Captain Gray, the first American citizen to set eyes on the coast of Oregon, hailed the land near the boundary between California and Oregon, August 2., 1788, and coasted north, keeping in close to the shore. Two days after sighting land, ten natives came off in a canoe and gave the strangers a friendly greeting. On the 14th of August, Gray crossed over the Tillamook bar and anchored in thirteen feet of water near where the town of Bay city is now located. The Indians appeared to be friendly, furnishing large quantities of fish and berries without payment, and trading furs freely for iron implements, taking what was offered in exchange, and also furnishing wood and water as desired. Gray thought he had entered the mouth of the great "River of the West"; which Jonathan Carver had figured out on his map of the northwest, made ten years prior, from conversations he had with Indians on the Mississippi river, near where St. Paul is located. But remaining a few days in the Tillamook bay to recuperate his men from scurvy, he got into a hot fight with the Indians about a cutlass one of them had stolen from his servant Lopeze. Poor Lopez a native of the Cape Verde islands, was killed, three sailors badly beaten, barely escaping with their fives, the captain had to drive the savages away with the swivel gun, killing many of them, and naming the place "Murderer's Harbor." The speculators who are now so noisily "boosting" that beautiful sheet of water for a fashionable summer resort, will hardly adopt its first white man's name as an attractive historical suggestion. Tillamook bay may be considered the first harbor on the coast of Oregon entered by a white man's ship; and all the more appreciated is the fact that the ship was American, and that its captain was the discoverer of our grand river, Columbia.

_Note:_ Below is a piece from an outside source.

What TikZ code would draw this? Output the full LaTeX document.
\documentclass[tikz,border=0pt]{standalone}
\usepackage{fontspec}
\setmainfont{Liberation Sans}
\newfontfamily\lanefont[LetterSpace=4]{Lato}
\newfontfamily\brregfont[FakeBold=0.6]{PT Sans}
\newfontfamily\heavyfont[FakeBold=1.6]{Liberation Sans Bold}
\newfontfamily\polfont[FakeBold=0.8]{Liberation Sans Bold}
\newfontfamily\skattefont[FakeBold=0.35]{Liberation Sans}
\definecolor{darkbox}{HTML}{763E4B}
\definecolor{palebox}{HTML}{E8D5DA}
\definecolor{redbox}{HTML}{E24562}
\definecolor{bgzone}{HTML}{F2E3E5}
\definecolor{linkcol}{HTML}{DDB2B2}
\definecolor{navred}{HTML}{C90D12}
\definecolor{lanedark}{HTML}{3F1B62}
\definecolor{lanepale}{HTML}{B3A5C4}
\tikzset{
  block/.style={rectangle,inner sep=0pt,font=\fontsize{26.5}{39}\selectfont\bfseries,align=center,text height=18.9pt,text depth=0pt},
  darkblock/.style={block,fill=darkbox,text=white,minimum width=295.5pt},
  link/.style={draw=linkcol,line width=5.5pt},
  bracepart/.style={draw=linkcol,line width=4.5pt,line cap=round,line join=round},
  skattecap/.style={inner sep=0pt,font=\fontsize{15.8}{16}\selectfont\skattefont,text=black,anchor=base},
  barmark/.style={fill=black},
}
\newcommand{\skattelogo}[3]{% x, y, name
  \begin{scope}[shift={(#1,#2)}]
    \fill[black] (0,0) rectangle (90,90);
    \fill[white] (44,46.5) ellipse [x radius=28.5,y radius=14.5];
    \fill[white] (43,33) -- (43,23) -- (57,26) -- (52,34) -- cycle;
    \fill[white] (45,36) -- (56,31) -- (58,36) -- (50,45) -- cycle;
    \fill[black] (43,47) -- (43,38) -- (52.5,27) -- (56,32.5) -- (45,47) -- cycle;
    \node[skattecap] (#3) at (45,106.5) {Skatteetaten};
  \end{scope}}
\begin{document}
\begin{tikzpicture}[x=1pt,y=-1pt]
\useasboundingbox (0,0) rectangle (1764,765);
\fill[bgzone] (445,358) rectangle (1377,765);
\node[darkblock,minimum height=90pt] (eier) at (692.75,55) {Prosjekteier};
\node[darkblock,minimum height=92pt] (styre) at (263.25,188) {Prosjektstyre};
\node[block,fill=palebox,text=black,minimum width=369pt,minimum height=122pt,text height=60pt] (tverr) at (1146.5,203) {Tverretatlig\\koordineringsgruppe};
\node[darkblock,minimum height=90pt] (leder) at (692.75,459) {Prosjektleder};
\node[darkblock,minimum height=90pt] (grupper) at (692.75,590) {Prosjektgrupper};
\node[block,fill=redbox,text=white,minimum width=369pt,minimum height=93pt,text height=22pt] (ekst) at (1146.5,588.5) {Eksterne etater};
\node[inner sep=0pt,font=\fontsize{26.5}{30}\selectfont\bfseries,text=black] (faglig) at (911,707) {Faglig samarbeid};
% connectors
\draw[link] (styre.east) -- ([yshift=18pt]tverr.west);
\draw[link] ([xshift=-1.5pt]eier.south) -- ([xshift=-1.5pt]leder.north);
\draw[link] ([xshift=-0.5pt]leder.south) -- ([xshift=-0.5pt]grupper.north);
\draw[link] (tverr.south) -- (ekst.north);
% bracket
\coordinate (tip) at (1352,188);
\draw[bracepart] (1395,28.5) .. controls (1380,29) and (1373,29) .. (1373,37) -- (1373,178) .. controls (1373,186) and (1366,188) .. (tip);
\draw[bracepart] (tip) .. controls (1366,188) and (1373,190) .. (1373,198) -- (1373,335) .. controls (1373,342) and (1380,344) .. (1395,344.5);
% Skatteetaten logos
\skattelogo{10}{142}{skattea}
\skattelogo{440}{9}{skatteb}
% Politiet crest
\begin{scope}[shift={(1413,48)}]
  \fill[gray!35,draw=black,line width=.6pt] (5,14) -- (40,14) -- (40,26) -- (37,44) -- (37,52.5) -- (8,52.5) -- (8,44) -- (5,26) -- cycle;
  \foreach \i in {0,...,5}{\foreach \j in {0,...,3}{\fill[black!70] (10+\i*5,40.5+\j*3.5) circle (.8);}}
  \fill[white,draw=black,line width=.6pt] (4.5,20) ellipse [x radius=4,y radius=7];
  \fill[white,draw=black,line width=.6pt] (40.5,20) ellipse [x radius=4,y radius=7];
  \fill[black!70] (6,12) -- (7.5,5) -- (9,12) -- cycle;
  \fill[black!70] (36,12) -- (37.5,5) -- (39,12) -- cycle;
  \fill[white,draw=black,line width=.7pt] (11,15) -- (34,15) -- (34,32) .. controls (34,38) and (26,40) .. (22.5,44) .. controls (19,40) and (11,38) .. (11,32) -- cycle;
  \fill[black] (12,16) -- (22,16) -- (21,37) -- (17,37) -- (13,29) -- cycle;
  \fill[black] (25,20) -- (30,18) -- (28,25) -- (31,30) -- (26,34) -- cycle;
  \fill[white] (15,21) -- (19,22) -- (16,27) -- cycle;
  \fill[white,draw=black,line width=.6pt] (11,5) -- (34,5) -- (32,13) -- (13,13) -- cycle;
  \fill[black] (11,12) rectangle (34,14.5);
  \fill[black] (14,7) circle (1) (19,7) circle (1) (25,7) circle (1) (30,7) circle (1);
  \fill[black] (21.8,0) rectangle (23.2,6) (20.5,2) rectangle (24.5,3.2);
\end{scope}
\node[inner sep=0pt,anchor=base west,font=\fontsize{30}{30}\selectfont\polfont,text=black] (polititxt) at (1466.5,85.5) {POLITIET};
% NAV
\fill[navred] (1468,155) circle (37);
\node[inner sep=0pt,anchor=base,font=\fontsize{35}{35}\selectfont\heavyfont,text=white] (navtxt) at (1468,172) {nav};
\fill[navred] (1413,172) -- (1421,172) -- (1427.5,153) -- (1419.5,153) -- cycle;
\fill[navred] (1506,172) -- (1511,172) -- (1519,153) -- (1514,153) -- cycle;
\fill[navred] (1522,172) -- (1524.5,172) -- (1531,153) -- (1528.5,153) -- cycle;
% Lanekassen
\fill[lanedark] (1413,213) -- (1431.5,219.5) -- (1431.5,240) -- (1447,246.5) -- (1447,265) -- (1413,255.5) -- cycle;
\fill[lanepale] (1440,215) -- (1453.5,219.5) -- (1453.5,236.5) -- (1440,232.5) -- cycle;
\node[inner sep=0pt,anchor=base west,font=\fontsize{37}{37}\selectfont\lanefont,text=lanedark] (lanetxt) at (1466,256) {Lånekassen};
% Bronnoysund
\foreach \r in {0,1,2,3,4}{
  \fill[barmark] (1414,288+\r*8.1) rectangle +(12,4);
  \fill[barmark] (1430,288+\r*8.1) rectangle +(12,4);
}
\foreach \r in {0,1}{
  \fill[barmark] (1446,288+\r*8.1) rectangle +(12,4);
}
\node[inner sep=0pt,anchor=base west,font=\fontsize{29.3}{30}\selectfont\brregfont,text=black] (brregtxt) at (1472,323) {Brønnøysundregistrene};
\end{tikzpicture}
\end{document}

Leaving Tillamook and proceeding north up the coast, the navigators found nothing new in adventure or discovery. They did not even see the entrance to the Straits of Fuca, although Haswell, the ship's second officer, wrote at the time, "I am of the opinion that the Straits of Fuca do exist, though Captain Cook positively asserts they do not, for at this point the coast takes a bend that may be the entrance." It is surprising that so important a geographical feature of the northwest coast should not have been discovered sooner than it was. And it is a painful disappointment that the name of the discoverer, Captain James Barclay should not have been attached to the strait, instead of that of the Greek imposter, De Fuca. It is some satisfaction, however, to know that the first man to sail through the great strait was an American—Captain Robert Gray, and making a remarkable and most happy coincidence, in that his ship was named Lady Washington in honor of the wife of the man who was at the date of that memorable voyage through the strait, inaugurated the first president of the United States.